As interest rates took off in 2022, managers were therefore booking capital losses as prices fell in response to rising bond yields.
Those capital losses were severe enough to swamp the inflation-adjusted component of linker returns.
Hold!
The bottom line is you can avoid price risk by acting as your own bond manager and holding your index-linked gilts to maturity.
To hedge unexpected inflation with index-linked gilts:
- Follow our How to build an index-linked gilt ladder guide.
- Construct a shorter rolling ladder instead of the long, non-rolling ladder discussed in the guide.
- Hold 0-3 or 0-5 years worth of index-linked gilts – just as a short-term bond fund would.
- When a linker matures, reinvest the proceeds into a new linker at the long end of your ladder.
Now you have an investment that directly responds to UK inflation.
You can reinvest your coupons into the ladder whenever you have enough piled up to make it worth your while. Or you can spend them, or reinvest them into another asset.
However you must reinvest the coupons if you want to achieve – approximately – the yield-to-maturity on offer when you first buy each bond. (This involves duration matching and is difficult to do perfectly.)
Remember, your linkers’ pricing will still bounce around as market conditions change. So you’ll still feel the volatility if you track your gilt’s fortunes from month to month. Moreover, you’ll crystallise any loss (or gain) if you sell early.

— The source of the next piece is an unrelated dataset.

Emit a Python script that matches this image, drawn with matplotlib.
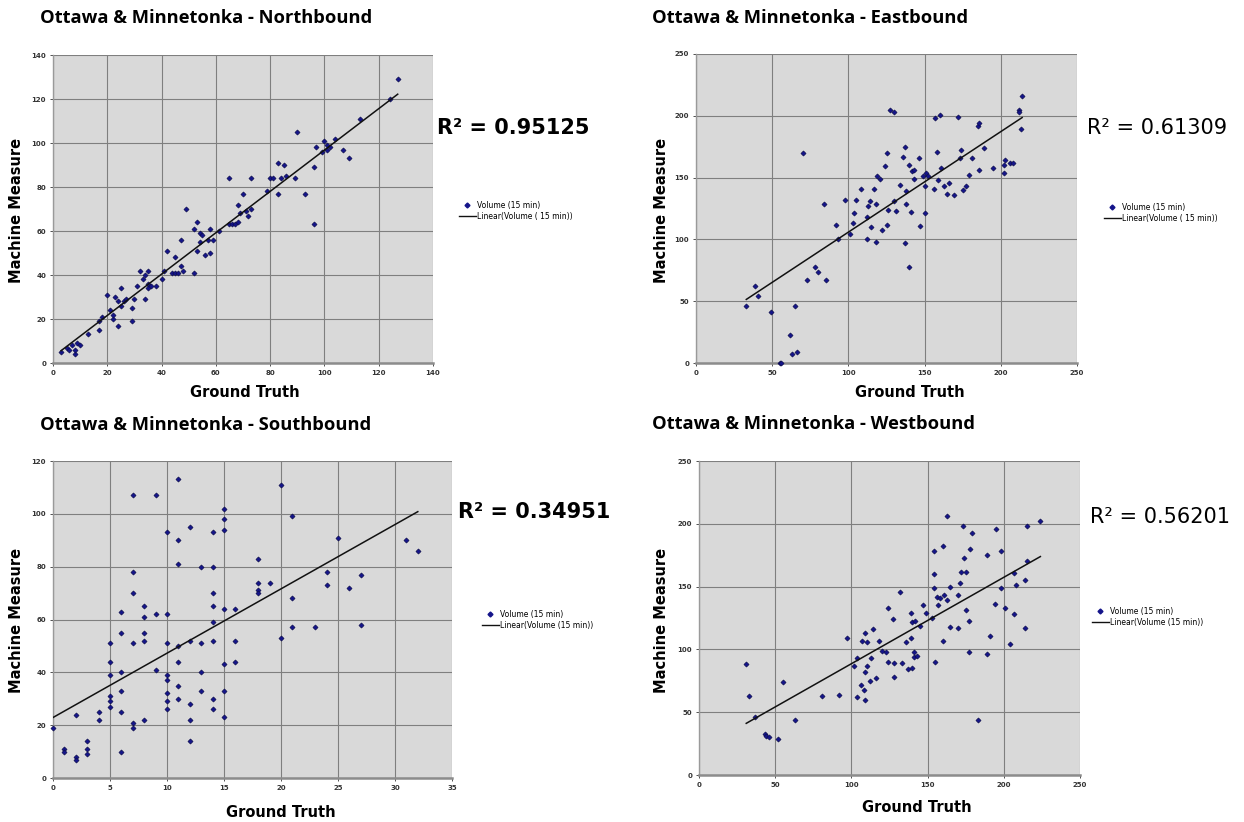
import matplotlib.pyplot as plt
import matplotlib.lines as mlines
import numpy as np

# ---- data ----
titles = ['Ottawa & Minnetonka - Northbound', 'Ottawa & Minnetonka - Eastbound',
          'Ottawa & Minnetonka - Southbound', 'Ottawa & Minnetonka - Westbound']
r2_labels = ['R² = 0.95125', 'R² = 0.61309', 'R² = 0.34951', 'R² = 0.56201']
line_labels = ['Linear(Volume ( 15 min))', 'Linear(Volume ( 15 min))',
               'Linear(Volume (15 min))', 'Linear(Volume (15 min))']

nb_pts = [(3, 5), (5, 7), (6, 6), (7, 8), (8, 4), (8, 6), (9, 9), (10, 8), (13, 13), (17, 15),
          (17, 19), (18, 21), (20, 31), (21, 24), (22, 20), (22, 22), (23, 30), (24, 28), (24, 17),
          (25, 34), (25, 26), (26, 28), (27, 29), (29, 19), (29, 25), (30, 29), (31, 35), (32, 42),
          (33, 38), (34, 29), (34, 40), (35, 42), (35, 34), (35, 36), (36, 35), (38, 35), (40, 38),
          (41, 42), (42, 51), (44, 41), (45, 48), (45, 41), (46, 41), (47, 56), (47, 44), (48, 42),
          (49, 70), (52, 41), (52, 61), (53, 64), (53, 51), (54, 59), (54, 55), (55, 58), (56, 49),
          (57, 56), (58, 61), (58, 50), (59, 56), (61, 60), (65, 84), (65, 63), (66, 63),
          (67, 63), (68, 64), (68, 72), (69, 68), (70, 77), (71, 69), (72, 67), (73, 84), (73, 70),
          (79, 78), (80, 84), (81, 84), (83, 91), (83, 77), (84, 84), (85, 90), (86, 85), (89, 84),
          (90, 105), (93, 77), (96, 63), (96, 89), (97, 98), (99, 96), (100, 101), (101, 99),
          (101, 97), (102, 98), (104, 102), (107, 97), (109, 93), (113, 111), (124, 120), (127, 129)]

eb_pts = [(33, 46), (39, 62), (41, 54), (49, 41), (55, 0), (56, 0), (62, 23), (63, 7), (65, 46),
          (66, 9), (70, 170), (73, 67), (78, 78), (80, 74), (84, 129), (85, 67), (92, 112), (93, 100),
          (98, 132), (101, 104), (103, 113), (104, 121), (105, 132), (108, 141), (112, 118), (112, 100),
          (113, 127), (114, 131), (115, 110), (117, 141), (118, 129), (118, 98), (119, 151), (121, 149),
          (122, 108), (124, 159), (125, 170), (125, 112), (126, 124), (127, 205), (130, 203), (130, 131),
          (131, 123), (134, 144), (136, 167), (137, 175), (137, 97), (138, 139), (138, 129), (140, 160),
          (140, 78), (141, 122), (142, 155), (143, 156), (143, 149), (146, 166), (147, 111), (149, 151),
          (150, 143), (150, 121), (151, 154), (152, 151), (156, 141), (157, 198), (158, 171), (159, 148),
          (160, 201), (161, 158), (163, 143), (165, 137), (166, 146), (169, 136), (172, 199), (173, 166),
          (174, 172), (175, 140), (177, 143), (179, 152), (181, 166), (185, 192), (186, 194), (186, 156),
          (189, 174), (195, 158), (202, 160), (202, 154), (203, 164), (206, 162), (208, 162), (212, 205),
          (212, 203), (213, 189), (214, 216)]

sb_pts = [(0, 19), (1, 11), (1, 10), (2, 8), (2, 7), (3, 14), (3, 11), (3, 9), (2, 24), (4, 25),
          (4, 22), (5, 51), (5, 44), (5, 39), (5, 31), (5, 29), (5, 27), (6, 63), (6, 55), (6, 40),
          (6, 33), (6, 25), (6, 10), (7, 107), (7, 78), (7, 70), (7, 51), (7, 21), (7, 19), (8, 65),
          (8, 61), (8, 55), (8, 52), (8, 22), (9, 107), (9, 62), (9, 41), (10, 93), (10, 62), (10, 51),
          (10, 39), (10, 37), (10, 32), (10, 29), (10, 26), (11, 113), (11, 90), (11, 81), (11, 50),
          (11, 44), (11, 35), (11, 30), (12, 95), (12, 52), (12, 28), (12, 22), (12, 14), (13, 80),
          (13, 51), (13, 40), (13, 33), (14, 93), (14, 80), (14, 70), (14, 65), (14, 59), (14, 52),
          (14, 30), (14, 26), (15, 102), (15, 98), (15, 94), (15, 64), (15, 43), (15, 33), (15, 23),
          (16, 64), (16, 52), (16, 44), (18, 83), (18, 74), (18, 71), (18, 70), (19, 74), (20, 111),
          (20, 53), (21, 99), (21, 68), (21, 57), (23, 57), (24, 78), (24, 73), (25, 91), (26, 72),
          (27, 77), (27, 58), (31, 90), (32, 86)]

wb_pts = [(31, 88), (33, 63), (37, 46), (43, 33), (44, 31), (46, 30), (52, 29), (55, 74), (63, 44),
          (81, 63), (92, 64), (97, 109), (102, 87), (104, 93), (104, 62), (106, 72), (107, 107),
          (108, 68), (109, 113), (109, 60), (109, 82), (110, 87), (110, 106), (112, 75), (113, 93),
          (114, 116), (116, 77), (118, 107), (120, 99), (123, 98), (124, 133), (124, 90), (127, 124),
          (128, 78), (128, 89), (132, 146), (133, 89), (136, 106), (137, 84), (139, 109), (139, 129),
          (140, 85), (140, 122), (141, 94), (141, 98), (142, 123), (143, 95), (145, 119), (147, 135),
          (149, 129), (153, 125), (154, 178), (154, 160), (154, 149), (155, 90), (156, 142), (157, 135),
          (158, 141), (160, 182), (160, 107), (161, 143), (163, 206), (163, 139), (165, 150), (165, 118),
          (170, 117), (170, 143), (171, 153), (172, 162), (173, 198), (174, 173), (175, 162), (175, 131),
          (177, 123), (177, 98), (178, 180), (179, 193), (183, 44), (189, 96), (189, 175), (191, 111),
          (194, 136), (195, 196), (198, 178), (198, 149), (201, 133), (204, 104), (207, 128), (207, 161),
          (208, 151), (214, 117), (214, 155), (215, 170), (215, 198), (224, 202)]

# trend lines (slope, intercept)
slopes = [0.94, 0.813, 2.435, 0.688]
intercepts = [2.8, 24.6, 22.9, 19.8]

x_limits = [(0, 140), (0, 250), (0, 35), (0, 250)]
y_limits = [(0, 140), (0, 250), (0, 120), (0, 250)]
x_steps = [20, 50, 5, 50]
y_steps = [20, 50, 20, 50]

datasets = [nb_pts, eb_pts, sb_pts, wb_pts]

W, H = 1244, 822
fig = plt.figure(figsize=(W / 100, H / 100), dpi=100)

# panel placement in pixels: left, top, right, bottom
boxes = [(53, 55, 433, 363), (696, 54, 1077, 363), (53, 461, 452, 778), (699, 461, 1080, 775)]
title_pos = [(40, 18), (652, 18), (40, 425), (652, 424)]
r2_pos = [(437, 128), (1087, 128), (458, 512), (1090, 517)]
r2_weight = ['bold', 'normal', 'bold', 'normal']
legend_pos = [(455, 197), (1100, 199), (478, 606), (1088, 603)]
# centre of axis-label text, in pixels
xlabel_xy = [(245, 392), (910, 392), (281, 812), (917, 807)]
ylabel_xy = [(17, 210), (662, 210), (17, 620), (662, 620)]

for i, pts in enumerate(datasets):
    l, t, r, b = boxes[i]
    ax = fig.add_axes([l / W, 1 - b / H, (r - l) / W, (b - t) / H])
    ax.set_facecolor('#d9d9d9')
    xs = np.array([p[0] for p in pts], dtype=float)
    ys = np.array([p[1] for p in pts], dtype=float)

    ax.scatter(xs, ys, marker='D', s=7, color='#14148a', edgecolors='#080840',
               linewidths=0.4, zorder=3, clip_on=False)
    lx = np.array([xs.min(), xs.max()])
    ax.plot(lx, slopes[i] * lx + intercepts[i], color='#111111', lw=1.1, zorder=4)

    ax.set_xlim(*x_limits[i])
    ax.set_ylim(*y_limits[i])
    ax.set_xticks(np.arange(x_limits[i][0], x_limits[i][1] + 1, x_steps[i]))
    ax.set_yticks(np.arange(y_limits[i][0], y_limits[i][1] + 1, y_steps[i]))
    ax.grid(True, color='#7f7f7f', lw=0.8)
    ax.set_axisbelow(True)
    for s in ['top', 'right']:
        ax.spines[s].set_visible(False)
    ax.spines['left'].set_color('#9a9a9a')
    ax.spines['left'].set_linewidth(1.0)
    ax.spines['bottom'].set_color('#8c8c8c')
    ax.spines['bottom'].set_linewidth(1.8)
    ax.tick_params(labelsize=5, colors='#333333', length=2, width=0.6, pad=3)
    for lab in ax.get_xticklabels() + ax.get_yticklabels():
        lab.set_fontweight('bold')

    # axis titles placed as figure text
    xx, xy = xlabel_xy[i]
    fig.text(xx / W, 1 - xy / H, 'Ground Truth', fontsize=10.5, fontweight='bold',
             family='DejaVu Sans', ha='center', va='center')
    yx, yy = ylabel_xy[i]
    fig.text(yx / W, 1 - yy / H, 'Machine Measure', fontsize=10.5, fontweight='bold',
             family='DejaVu Sans', ha='center', va='center', rotation=90)

    tx, ty = title_pos[i]
    fig.text(tx / W, 1 - ty / H, titles[i], fontsize=13.2, fontweight='bold',
             family='Open Sans', ha='left', va='center')
    rx, ry = r2_pos[i]
    fig.text(rx / W, 1 - ry / H, r2_labels[i], fontsize=15, fontweight=r2_weight[i],
             family='DejaVu Sans', ha='left', va='center')

    h_pts = mlines.Line2D([], [], marker='D', ls='none', color='#14148a', markersize=2.5)
    h_line = mlines.Line2D([], [], color='#111111', lw=1.0)
    gx, gy = legend_pos[i]
    fig.legend([h_pts, h_line], ['Volume (15 min)', line_labels[i]], loc='upper left',
               bbox_to_anchor=(gx / W, 1 - gy / H), frameon=False, fontsize=5.5,
               handlelength=2.2, handletextpad=0.2, labelspacing=0.3, borderpad=0)

fig.savefig('out.png', dpi=100, facecolor='white')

However, all told the volatility should be relatively tame on short-term linkers. And, as mentioned, you can ignore it entirely if you hold your gilts to maturity.
We’ll write a post soon on how to buy individual index-linked gilts.

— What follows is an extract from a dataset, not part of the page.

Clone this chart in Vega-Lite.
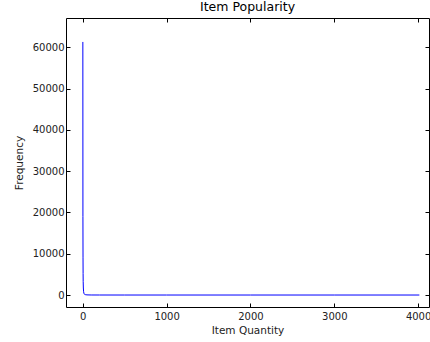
{
  "$schema": "https://vega.github.io/schema/vega-lite/v6.json",
  "width": 363,
  "height": 289,
  "autosize": "none",
  "padding": {"left": 66, "top": 18, "right": 1, "bottom": 35},
  "background": "white",
  "config": {
    "font": "DejaVu Sans",
    "view": {"stroke": "black", "strokeWidth": 1},
    "axis": {"grid": false, "domain": false, "tickColor": "black", "tickSize": -4, "labelColor": "#222", "labelFontSize": 10, "titleFontSize": 10.5, "titleFontWeight": "normal", "titleColor": "#222", "labelFont": "DejaVu Sans", "titleFont": "DejaVu Sans", "format": "d"},
    "title": {"fontSize": 12.5, "fontWeight": "normal", "font": "DejaVu Sans", "color": "black", "offset": 4}
  },
  "title": "Item Popularity",
  "data": {"values": [
    {"q": 1, "f": 61300},
    {"q": 2, "f": 19000},
    {"q": 3, "f": 9000},
    {"q": 4, "f": 5200},
    {"q": 5, "f": 3300},
    {"q": 7, "f": 1700},
    {"q": 10, "f": 800},
    {"q": 15, "f": 350},
    {"q": 20, "f": 190},
    {"q": 30, "f": 90},
    {"q": 50, "f": 35},
    {"q": 100, "f": 10},
    {"q": 200, "f": 3},
    {"q": 500, "f": 1},
    {"q": 1000, "f": 1},
    {"q": 2000, "f": 1},
    {"q": 3000, "f": 1},
    {"q": 4015, "f": 1}
  ]},
  "layer": [
    {
      "mark": {"type": "line", "color": "blue", "strokeWidth": 1, "clip": true},
      "encoding": {
        "x": {"field": "q", "type": "quantitative", "scale": {"domain": [-200, 4130], "nice": false, "zero": false},
              "axis": {"title": "Item Quantity", "format": "d", "values": [0, 1000, 2000, 3000, 4000], "labelPadding": 8, "titlePadding": 4}},
        "y": {"field": "f", "type": "quantitative", "scale": {"domain": [-2900, 67100], "nice": false, "zero": false},
              "axis": {"title": "Frequency", "format": "d", "values": [0, 10000, 20000, 30000, 40000, 50000, 60000], "labelPadding": 6, "titlePadding": 8}}
      }
    },
    {
      "mark": {"type": "line", "opacity": 0},
      "encoding": {
        "x": {"field": "q", "type": "quantitative", "scale": {"domain": [-200, 4130], "nice": false, "zero": false},
              "axis": {"orient": "top", "title": null, "labels": false, "values": [0, 1000, 2000, 3000, 4000]}},
        "y": {"field": "f", "type": "quantitative", "scale": {"domain": [-2900, 67100], "nice": false, "zero": false},
              "axis": {"orient": "right", "title": null, "labels": false, "values": [0, 10000, 20000, 30000, 40000, 50000, 60000]}}
      }
    }
  ],
  "resolve": {"axis": {"x": "independent", "y": "independent"}}
}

But in truth – providing your platform offers them – it’s not much harder than buying a fund or share.
Granted you may have to buy over the phone instead of online, but it’s completely doable.
Stepping up
After many years of negative yields, individual index-linked gilts are affordable and worth buying again.
The window may not stay open forever. We might well fall back into negative real yield territory.
But for now, in an uncertain world, linkers offer something few other investments do. Just so long as you know how to make the most of them.